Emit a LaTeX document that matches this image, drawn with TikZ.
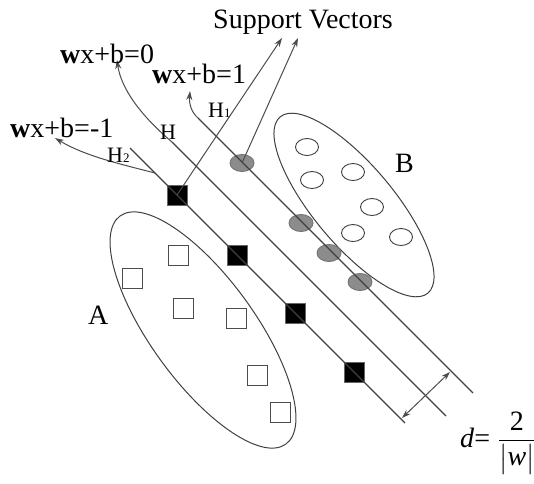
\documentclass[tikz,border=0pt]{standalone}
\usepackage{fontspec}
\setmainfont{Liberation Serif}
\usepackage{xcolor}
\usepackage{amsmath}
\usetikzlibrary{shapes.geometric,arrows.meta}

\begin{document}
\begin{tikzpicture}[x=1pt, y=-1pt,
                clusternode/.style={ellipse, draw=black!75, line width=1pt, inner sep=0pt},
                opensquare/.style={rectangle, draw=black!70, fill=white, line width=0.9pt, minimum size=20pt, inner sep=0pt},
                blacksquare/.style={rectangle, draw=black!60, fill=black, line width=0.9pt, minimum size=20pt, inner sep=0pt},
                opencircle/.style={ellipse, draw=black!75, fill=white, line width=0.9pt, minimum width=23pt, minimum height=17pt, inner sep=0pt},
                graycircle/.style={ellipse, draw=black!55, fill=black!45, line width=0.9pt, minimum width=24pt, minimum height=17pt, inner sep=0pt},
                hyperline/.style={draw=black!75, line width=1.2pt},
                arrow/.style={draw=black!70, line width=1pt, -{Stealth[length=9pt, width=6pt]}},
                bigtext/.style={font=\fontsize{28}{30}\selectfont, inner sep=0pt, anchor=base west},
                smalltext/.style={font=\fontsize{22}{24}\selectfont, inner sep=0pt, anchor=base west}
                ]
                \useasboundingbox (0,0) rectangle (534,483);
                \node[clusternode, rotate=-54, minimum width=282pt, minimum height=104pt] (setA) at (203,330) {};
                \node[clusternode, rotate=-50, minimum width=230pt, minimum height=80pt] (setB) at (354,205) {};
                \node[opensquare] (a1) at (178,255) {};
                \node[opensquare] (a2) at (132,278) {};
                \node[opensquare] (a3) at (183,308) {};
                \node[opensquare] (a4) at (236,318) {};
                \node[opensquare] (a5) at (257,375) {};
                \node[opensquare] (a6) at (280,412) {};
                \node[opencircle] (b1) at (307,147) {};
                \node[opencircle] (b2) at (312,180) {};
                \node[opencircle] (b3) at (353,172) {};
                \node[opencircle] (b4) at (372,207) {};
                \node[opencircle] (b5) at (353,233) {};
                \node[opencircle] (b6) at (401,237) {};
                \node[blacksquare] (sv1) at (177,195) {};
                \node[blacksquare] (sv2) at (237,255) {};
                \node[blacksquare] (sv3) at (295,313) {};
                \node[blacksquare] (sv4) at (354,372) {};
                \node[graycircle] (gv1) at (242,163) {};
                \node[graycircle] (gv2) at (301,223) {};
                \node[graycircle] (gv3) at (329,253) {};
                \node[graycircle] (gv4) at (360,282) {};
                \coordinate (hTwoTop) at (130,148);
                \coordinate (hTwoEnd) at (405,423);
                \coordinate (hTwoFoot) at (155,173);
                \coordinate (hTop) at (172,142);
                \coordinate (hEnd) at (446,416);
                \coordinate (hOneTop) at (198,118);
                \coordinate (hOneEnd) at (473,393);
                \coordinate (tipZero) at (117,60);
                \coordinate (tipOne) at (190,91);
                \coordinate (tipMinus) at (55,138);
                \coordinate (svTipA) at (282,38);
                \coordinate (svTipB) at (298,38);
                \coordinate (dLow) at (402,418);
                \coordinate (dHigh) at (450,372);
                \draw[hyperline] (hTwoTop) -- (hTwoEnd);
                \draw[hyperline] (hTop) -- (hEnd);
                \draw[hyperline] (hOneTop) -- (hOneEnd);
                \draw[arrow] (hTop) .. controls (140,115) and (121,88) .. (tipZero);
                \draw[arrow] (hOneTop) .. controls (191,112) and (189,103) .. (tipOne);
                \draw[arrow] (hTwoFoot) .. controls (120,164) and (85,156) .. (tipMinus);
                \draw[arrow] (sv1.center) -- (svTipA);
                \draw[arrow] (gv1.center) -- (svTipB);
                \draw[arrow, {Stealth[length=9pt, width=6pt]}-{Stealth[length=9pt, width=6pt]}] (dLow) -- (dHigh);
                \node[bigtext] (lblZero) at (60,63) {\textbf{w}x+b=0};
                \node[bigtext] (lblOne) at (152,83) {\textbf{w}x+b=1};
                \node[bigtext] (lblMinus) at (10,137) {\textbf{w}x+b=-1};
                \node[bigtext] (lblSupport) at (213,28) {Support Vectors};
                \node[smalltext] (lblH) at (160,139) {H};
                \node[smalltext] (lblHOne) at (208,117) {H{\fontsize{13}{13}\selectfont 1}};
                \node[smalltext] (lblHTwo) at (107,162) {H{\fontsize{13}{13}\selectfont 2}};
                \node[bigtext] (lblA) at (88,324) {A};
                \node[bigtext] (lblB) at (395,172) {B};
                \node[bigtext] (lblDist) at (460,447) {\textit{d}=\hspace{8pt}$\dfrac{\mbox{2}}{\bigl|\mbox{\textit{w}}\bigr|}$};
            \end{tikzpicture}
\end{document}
★ ★ ★
### [Task directions]
Every line of the material is to be quoted exactly, with no pictures carried over.

### [Answer to the problem]
Emit a LaTeX document that matches this image, drawn with TikZ.
\documentclass[tikz,border=0pt]{standalone}
\usepackage{fontspec}
\setmainfont{Liberation Serif}
\usepackage{xcolor}
\usepackage{amsmath}
\usetikzlibrary{shapes.geometric,arrows.meta}

\begin{document}
\begin{tikzpicture}[x=1pt, y=-1pt,
                clusternode/.style={ellipse, draw=black!75, line width=1pt, inner sep=0pt},
                opensquare/.style={rectangle, draw=black!70, fill=white, line width=0.9pt, minimum size=20pt, inner sep=0pt},
                blacksquare/.style={rectangle, draw=black!60, fill=black, line width=0.9pt, minimum size=20pt, inner sep=0pt},
                opencircle/.style={ellipse, draw=black!75, fill=white, line width=0.9pt, minimum width=23pt, minimum height=17pt, inner sep=0pt},
                graycircle/.style={ellipse, draw=black!55, fill=black!45, line width=0.9pt, minimum width=24pt, minimum height=17pt, inner sep=0pt},
                hyperline/.style={draw=black!75, line width=1.2pt},
                arrow/.style={draw=black!70, line width=1pt, -{Stealth[length=9pt, width=6pt]}},
                bigtext/.style={font=\fontsize{28}{30}\selectfont, inner sep=0pt, anchor=base west},
                smalltext/.style={font=\fontsize{22}{24}\selectfont, inner sep=0pt, anchor=base west}
                ]
                \useasboundingbox (0,0) rectangle (534,483);
                \node[clusternode, rotate=-54, minimum width=282pt, minimum height=104pt] (setA) at (203,330) {};
                \node[clusternode, rotate=-50, minimum width=230pt, minimum height=80pt] (setB) at (354,205) {};
                \node[opensquare] (a1) at (178,255) {};
                \node[opensquare] (a2) at (132,278) {};
                \node[opensquare] (a3) at (183,308) {};
                \node[opensquare] (a4) at (236,318) {};
                \node[opensquare] (a5) at (257,375) {};
                \node[opensquare] (a6) at (280,412) {};
                \node[opencircle] (b1) at (307,147) {};
                \node[opencircle] (b2) at (312,180) {};
                \node[opencircle] (b3) at (353,172) {};
                \node[opencircle] (b4) at (372,207) {};
                \node[opencircle] (b5) at (353,233) {};
                \node[opencircle] (b6) at (401,237) {};
                \node[blacksquare] (sv1) at (177,195) {};
                \node[blacksquare] (sv2) at (237,255) {};
                \node[blacksquare] (sv3) at (295,313) {};
                \node[blacksquare] (sv4) at (354,372) {};
                \node[graycircle] (gv1) at (242,163) {};
                \node[graycircle] (gv2) at (301,223) {};
                \node[graycircle] (gv3) at (329,253) {};
                \node[graycircle] (gv4) at (360,282) {};
                \coordinate (hTwoTop) at (130,148);
                \coordinate (hTwoEnd) at (405,423);
                \coordinate (hTwoFoot) at (155,173);
                \coordinate (hTop) at (172,142);
                \coordinate (hEnd) at (446,416);
                \coordinate (hOneTop) at (198,118);
                \coordinate (hOneEnd) at (473,393);
                \coordinate (tipZero) at (117,60);
                \coordinate (tipOne) at (190,91);
                \coordinate (tipMinus) at (55,138);
                \coordinate (svTipA) at (282,38);
                \coordinate (svTipB) at (298,38);
                \coordinate (dLow) at (402,418);
                \coordinate (dHigh) at (450,372);
                \draw[hyperline] (hTwoTop) -- (hTwoEnd);
                \draw[hyperline] (hTop) -- (hEnd);
                \draw[hyperline] (hOneTop) -- (hOneEnd);
                \draw[arrow] (hTop) .. controls (140,115) and (121,88) .. (tipZero);
                \draw[arrow] (hOneTop) .. controls (191,112) and (189,103) .. (tipOne);
                \draw[arrow] (hTwoFoot) .. controls (120,164) and (85,156) .. (tipMinus);
                \draw[arrow] (sv1.center) -- (svTipA);
                \draw[arrow] (gv1.center) -- (svTipB);
                \draw[arrow, {Stealth[length=9pt, width=6pt]}-{Stealth[length=9pt, width=6pt]}] (dLow) -- (dHigh);
                \node[bigtext] (lblZero) at (60,63) {\textbf{w}x+b=0};
                \node[bigtext] (lblOne) at (152,83) {\textbf{w}x+b=1};
                \node[bigtext] (lblMinus) at (10,137) {\textbf{w}x+b=-1};
                \node[bigtext] (lblSupport) at (213,28) {Support Vectors};
                \node[smalltext] (lblH) at (160,139) {H};
                \node[smalltext] (lblHOne) at (208,117) {H{\fontsize{13}{13}\selectfont 1}};
                \node[smalltext] (lblHTwo) at (107,162) {H{\fontsize{13}{13}\selectfont 2}};
                \node[bigtext] (lblA) at (88,324) {A};
                \node[bigtext] (lblB) at (395,172) {B};
                \node[bigtext] (lblDist) at (460,447) {\textit{d}=\hspace{8pt}$\dfrac{\mbox{2}}{\bigl|\mbox{\textit{w}}\bigr|}$};
            \end{tikzpicture}
\end{document}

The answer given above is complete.